Small Waters Education made great strides in 2025, thanks to our volunteers, board members and supporters. One of the ways we promote mutually beneficial relationships between humans and the rest of nature is by designing, planting and tending native gardens in community spaces. Since 2021, we have worked with the coalition Conversación de Conservación, reaching out to the Latino community along with the Friends of Hackmatack National Wildlife Refuge, The Land Conservancy of McHenry County , the Environmental Defenders of McHenry County, and the McHenry County Conservation District. Our role in this collaboration is to help lead the kids in the Youth and Family Center of McHenry County summer program in expanding the garden along the pond shore at Petersen Park in McHenry IL.

In another project with the Friends of Hackmatack and the Village of Richmond, we designed and led the planting of a Pocket Refuge at McConnell Park and trained a team of local volunteers in garden maintenance.

Members of Northwestern Medicine’s Sustainability Council contacted Small Waters Education for advice on transforming some of the lawn at Woodstock Hospital to native plants. They chose an area next to the patio used by patients, staff and visitors, and we designed a garden and guided the planting by volunteers from the hospital. We also gave some advice for a planting along a walking path at McHenry Hospital. If these plantings are successful, their goal is to replace more lawn with natives.
Besides Northwestern Medicine, we provided consultation on native gardens for Harvard Diggins Library and Bull Valley Garden Club.
We continued to build the network of Neighbors Helping Pollinators, organizing teams of volunteers to take care of pollinator gardens at 4 schools that we helped plant over the past 10 years. Team members share skills in plant identification and best management practices, and take home extra plants and seeds for their own gardens.
As part of our efforts to help the schools to utilize these gardens as outdoor classrooms, we assisted 2nd and 6th graders at Harrison School in Wonder Lake in collecting seed to grow their own plants.

Our volunteers processed and packaged seeds from these gardens and gave away hundreds of packs at conferences like the Great Seed Event and Green Living Expo.
For these efforts, Small Waters Education received a Tamarack award from Friends of Hackmatack National Wildlife Refuge at their annual meeting in November.

Pollinator Week (June 16-22) was a big deal in McHenry County. Among the many activites, 11 local libraries hosted showings of “What’s the Rush?” a video about how we can save biodiversity in our own yards and neighborhoods. Small Waters Education donated plants for giveaways at these showings, donated books on the topic, and helped facilitate three of the showings.
Our Annual Gathering in April was a wonderful day of celebrating the Small Waters Education community. A diverse panel of local grassroots leaders shared their perspectives on building healthy resilience during challenging times.
We continued leading volunteers in saving biodiversity at the Alden Sedge Meadow Conservation District site. At our monthly restoration days, we removed invasive plants to allow native species to establish.

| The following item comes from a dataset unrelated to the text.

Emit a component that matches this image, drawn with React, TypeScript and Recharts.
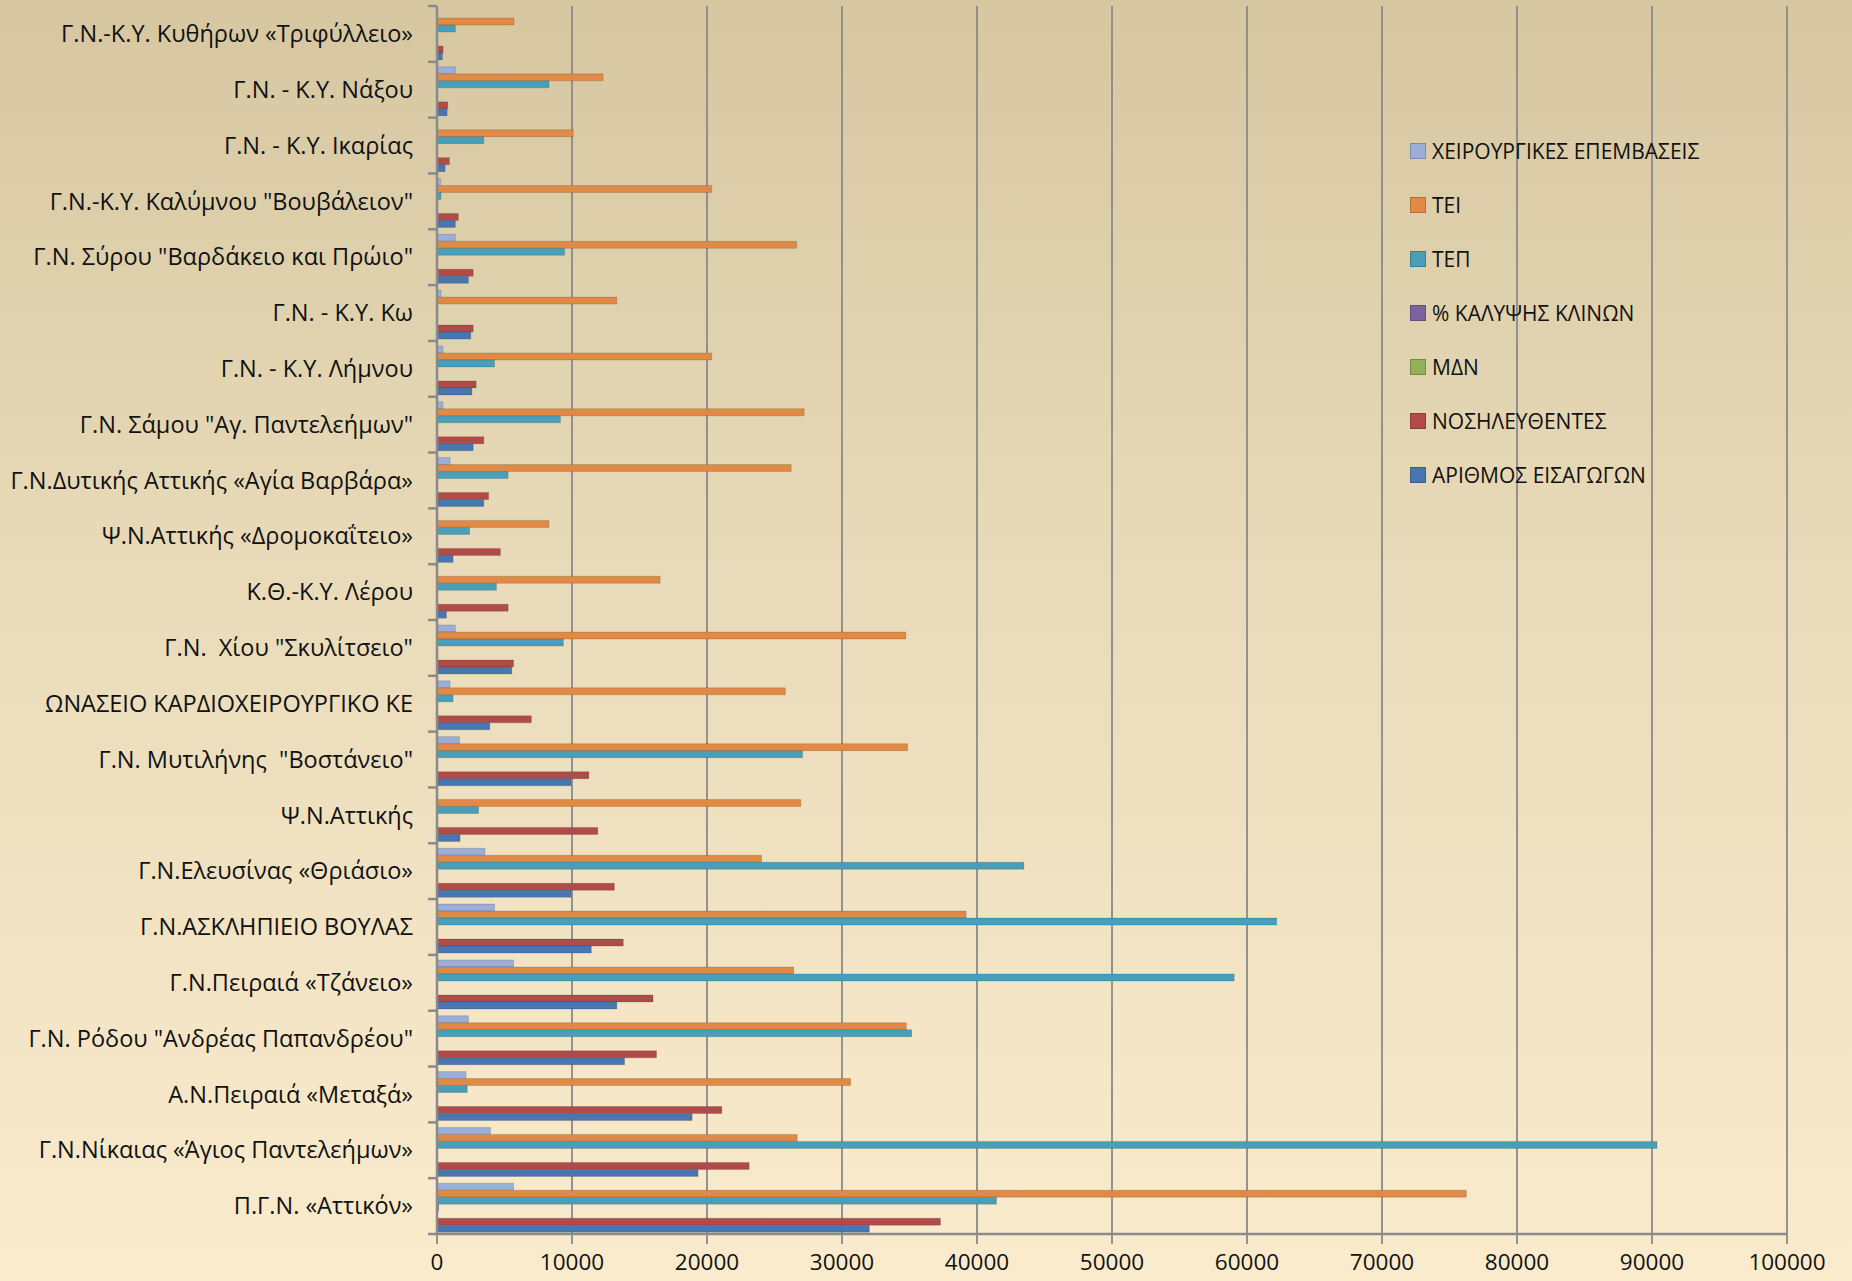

Our members staffed tables to reach out and educate visitors at these events: the Great Seed Event, the Natural Landscaping Seminar, McHenry County Libraries United event, Gardenfest, Green Living Expo, and Wild Ones Lake to Prairie Conference.
We hosted several Deep Ecology events, connecting our minds, hearts, bodies and spirits with the rest of the natural world. The Perihelion in January was a gathering on Zoom with a presentation by Michael Pierre Price, artist, mathematician, physicist and sacred pipe carrier. (Here is a link to the video of this fascinating conversation featuring his digital art.) The Aphelion in July was a drum circle in the oak savanna where we all created rhythms together and an ephemeral artwork with natural materials. We also facilitated drum circles in March and September.
Through all of these activities in 2025, Small Waters Education helped humans to participate more fully in the unfolding story of the land, taking our place as a keystone species in the ecosystem by helping it thrive.